Gerechtshof Den Haag, 14-06-2017, ECLI:NL:GHDHA:2017:1756, BK-17/00039
Gerechtshof Den Haag, 14-06-2017, ECLI:NL:GHDHA:2017:1756, BK-17/00039
Gegevens
- Instantie
- Gerechtshof Den Haag
- Datum uitspraak
- 14 juni 2017
- Datum publicatie
- 22 juni 2017
- ECLI
- ECLI:NL:GHDHA:2017:1756
- Formele relaties
- Cassatie: ECLI:NL:HR:2017:3227, (Gedeeltelijke) vernietiging met verwijzen
- Zaaknummer
- BK-17/00039
Inhoudsindicatie
In geschil is of de Rechtbank terecht artikel 1.3 van de Tarieventabel 2015 ten opzichte van belanghebbende onverbindend heeft verklaard, en zo nee, of het bedrag van de bouwsom van € 35.399 waarnaar de leges bij uitspraak op bezwaar zijn berekend, te hoog is.
Uitspraak
GERECHTSHOF DEN HAAG
Team Belastingrecht
meervoudige kamer
nummer BK-17/00039
Uitspraak van 14 juni 2017
in het geding tussen:
[X] te [Z] , belanghebbende,
en
de heffingsambtenaar van de gemeente Rotterdam, de Heffingsambtenaar,
op het hoger beroep van de Heffingsambtenaar tegen de uitspraak van de rechtbank Rotterdam (de Rechtbank) van 6 januari 2017, nummer ROT 16/2446, betreffende de onder 1.1 vermelde aanslag.
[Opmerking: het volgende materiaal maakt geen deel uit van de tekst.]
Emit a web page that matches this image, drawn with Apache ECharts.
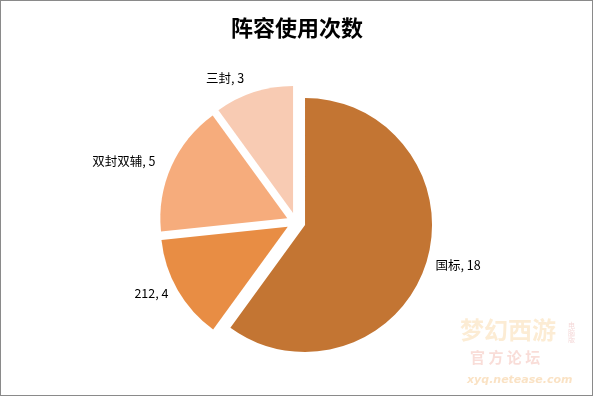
<!DOCTYPE html>
<html>
<head>
<meta charset="utf-8">
<script src="https://cdn.jsdelivr.net/npm/echarts@6/dist/echarts.min.js"></script>
<style>
html,body{margin:0;padding:0;background:#fff;}
#frame{position:absolute;left:0;top:0;width:593px;height:396px;box-sizing:border-box;border:1px solid #8a8a8a;}
#chart{position:absolute;left:0;top:0;width:594px;height:397px;}
</style>
</head>
<body>
<div id="frame"></div>
<div id="chart"></div>
<script>
const titleText = '阵容使用次数';
const categories = ['国标', '212', '双封双辅', '三封'];
const values = [18, 4, 5, 3];
const colors = ['#C37533', '#E88D44', '#F6AC7C', '#F8CBB3'];
const labelGaps = [5, 5, 12, 15];

const chart = echarts.init(document.getElementById('chart'));
chart.setOption({
  animation: false,
  title: {
    text: titleText,
    left: 'center',
    top: 12,
    textStyle: { fontFamily: 'Noto Sans CJK SC', fontSize: 22, fontWeight: 'bold', color: '#000' }
  },
  graphic: [
    { type: 'text', left: 460, top: 318, style: { text: '梦幻西游', fontFamily: 'Noto Sans CJK SC', fontSize: 24, fontWeight: 'bold', fill: 'rgba(240,170,60,0.22)' } },
    { type: 'text', left: 568, top: 322, style: { text: '电\n脑\n版', fontFamily: 'Noto Sans CJK SC', fontSize: 7, fill: 'rgba(220,120,120,0.3)' } },
    { type: 'text', left: 470, top: 350, style: { text: '官 方 论 坛', fontFamily: 'Noto Sans CJK SC', fontSize: 15, fontWeight: 'bold', fill: 'rgba(230,120,100,0.25)' } },
    { type: 'text', left: 467, top: 375, style: { text: 'xyq.netease.com', fontFamily: 'DejaVu Sans', fontSize: 11, fontWeight: 'bold', fontStyle: 'italic', fill: 'rgba(240,160,60,0.3)' } }
  ],
  series: [{
    type: 'pie',
    center: [296, 222],
    radius: [0, 127],
    startAngle: 90,
    clockwise: true,
    selectedMode: 'multiple',
    selectedOffset: 9.5,
    emphasis: { disabled: true },
    label: {
      show: true,
      position: 'outside',
      formatter: '{b}, {c}',
      fontFamily: 'Noto Sans CJK SC',
      fontSize: 12.5,
      color: '#000'
    },
    labelLine: { show: false, length: 8, length2: 0 },
    data: categories.map((c, i) => ({
      name: c, value: values[i], selected: true,
      itemStyle: { color: colors[i] },
      labelLine: { show: false, length: labelGaps[i], length2: 0 }
    }))
  }]
});
</script>
</body>
</html>
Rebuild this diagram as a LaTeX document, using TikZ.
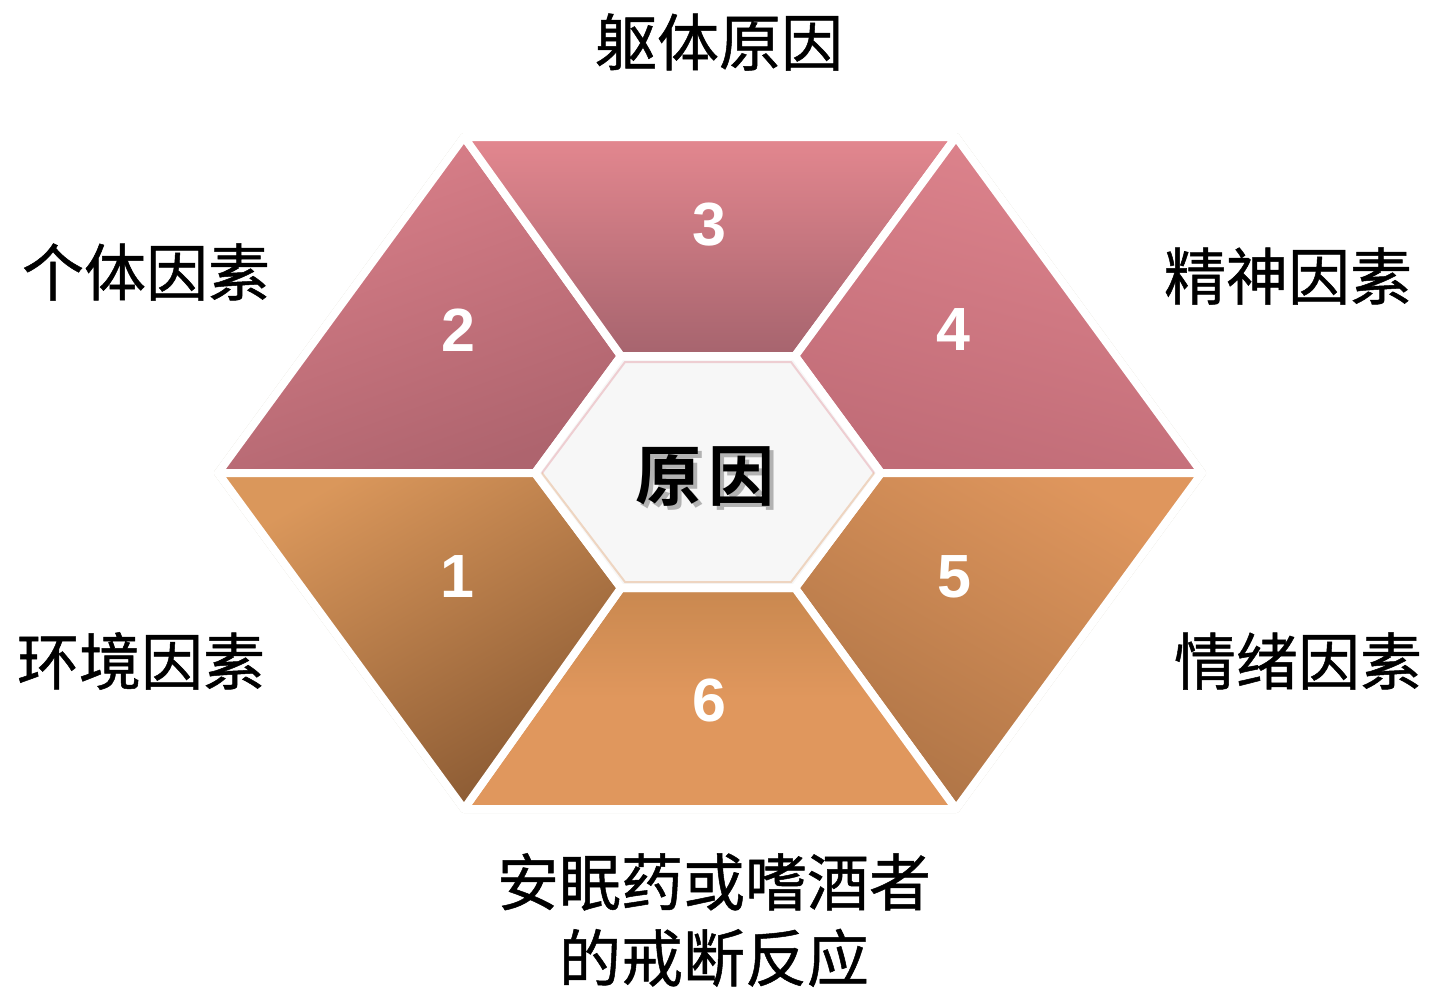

Aanslag, bezwaar en geding in eerste aanleg
De Heffingsambtenaar heeft bij schriftelijke kennisgeving van 24 november 2015 van belanghebbende leges ten bedrage van € 1.580 gevorderd (hierna: de aanslag) ter zake van het in behandeling nemen van een aanvraag van een omgevingsvergunning voor het terugplaatsten van een dakopbouw op het pand [Y] te [Z] .
Bij uitspraak op bezwaar heeft de Heffingsambtenaar belanghebbendes bezwaar gedeeltelijk toegewezen en het bedrag aan leges nader vastgesteld op € 1.072.
Belanghebbende heeft tegen de uitspraak op bezwaar beroep bij de Rechtbank ingesteld. De Rechtbank heeft het beroep gegrond verklaard, de uitspraak op bezwaar vernietigd, de aanslag herroepen, de Heffingsambtenaar veroordeeld in de proceskosten van € 990 en vergoeding van het door belanghebbende betaalde griffierecht van € 46 gelast.